#### Objective:
The line containing "plt.rcParams['font.family'] = ['Liberation" marks the end: extract everything from the first line of the data through that line, exactly, with no pictures.

#### Material:
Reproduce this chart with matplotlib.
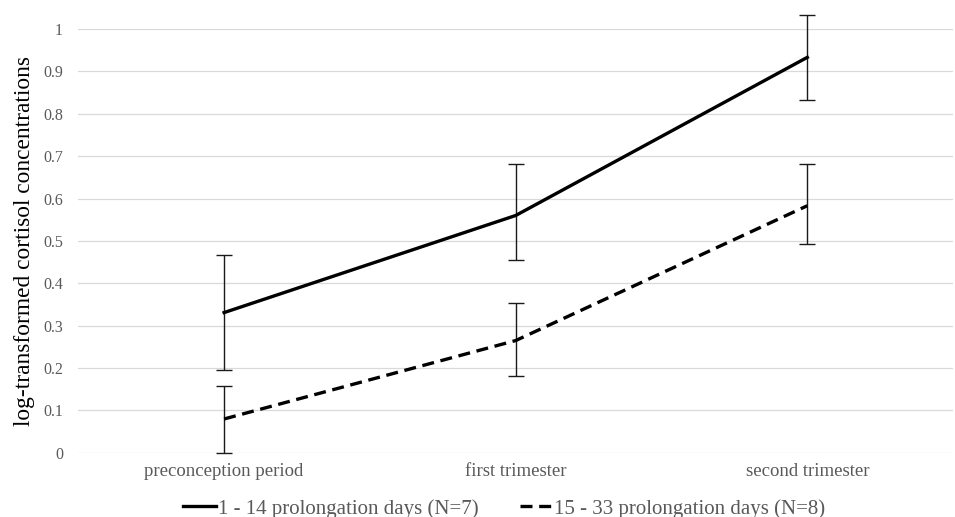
import numpy as np
import matplotlib
matplotlib.use("Agg")
import matplotlib.pyplot as plt

plt.rcParams['font.family'] = ['Liberation Serif', 'DejaVu Serif']

# data
periods = ["preconception period", "first trimester", "second trimester"]
short_mean = [0.331, 0.560, 0.933]
short_low = [0.196, 0.455, 0.833]
short_high = [0.467, 0.682, 1.034]
long_mean = [0.080, 0.265, 0.583]
long_low = [0.000, 0.182, 0.493]
long_high = [0.157, 0.353, 0.682]
yticks = [0, 0.1, 0.2, 0.3, 0.4, 0.5, 0.6, 0.7, 0.8, 0.9, 1]

fig = plt.figure(figsize=(9.55, 5.17), dpi=100)
ax = fig.add_axes([0.082, 0.124, 0.916, 0.82])

x = np.arange(len(periods))
grey = "#595959"

def draw(mean, low, high, ls, label):
    mean = np.array(mean)
    err = [mean - np.array(low), np.array(high) - mean]
    ax.errorbar(x, mean, yerr=err, fmt="none", ecolor="#1a1a1a", elinewidth=1.0,
                capsize=5.5, capthick=1.0, clip_on=False, zorder=3)
    line, = ax.plot(x, mean, color="black", lw=2.4, linestyle=ls, label=label,
                    clip_on=False, zorder=4)
    return line

draw(short_mean, short_low, short_high, "-", "1 - 14 prolongation days (N=7)")
l2 = draw(long_mean, long_low, long_high, "--", "15 - 33 prolongation days (N=8)")
l2.set_dashes((3.6, 2.0))

ax.set_xlim(-0.5, 2.5)
ax.set_ylim(0, 1)
ax.set_yticks(yticks)
ax.set_yticklabels([f"{v:g}" for v in yticks])
ax.set_xticks(x)
ax.set_xticklabels(periods)
ax.yaxis.grid(True, color="#d9d9d9", lw=0.9)
ax.set_axisbelow(True)
for s in ax.spines.values():
    s.set_visible(False)
ax.tick_params(axis="both", length=0, colors=grey)
ax.tick_params(axis="y", pad=11, labelsize=11.5)
ax.tick_params(axis="x", pad=7, labelsize=13.5)
ax.set_ylabel("log-transformed cortisol concentrations", fontsize=16.8, color="black", labelpad=6)

leg = fig.legend(loc="center", bbox_to_anchor=(0.528, 0.016), ncol=2, frameon=False,
                 fontsize=15, handlelength=1.6, handletextpad=0.05, columnspacing=2.0)
for t in leg.get_texts():
    t.set_color(grey)

fig.savefig("out.png", dpi=100)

#### Expected output:
Reproduce this chart with matplotlib.
import numpy as np
import matplotlib
matplotlib.use("Agg")
import matplotlib.pyplot as plt

plt.rcParams['font.family'] = ['Liberation Serif', 'DejaVu Serif']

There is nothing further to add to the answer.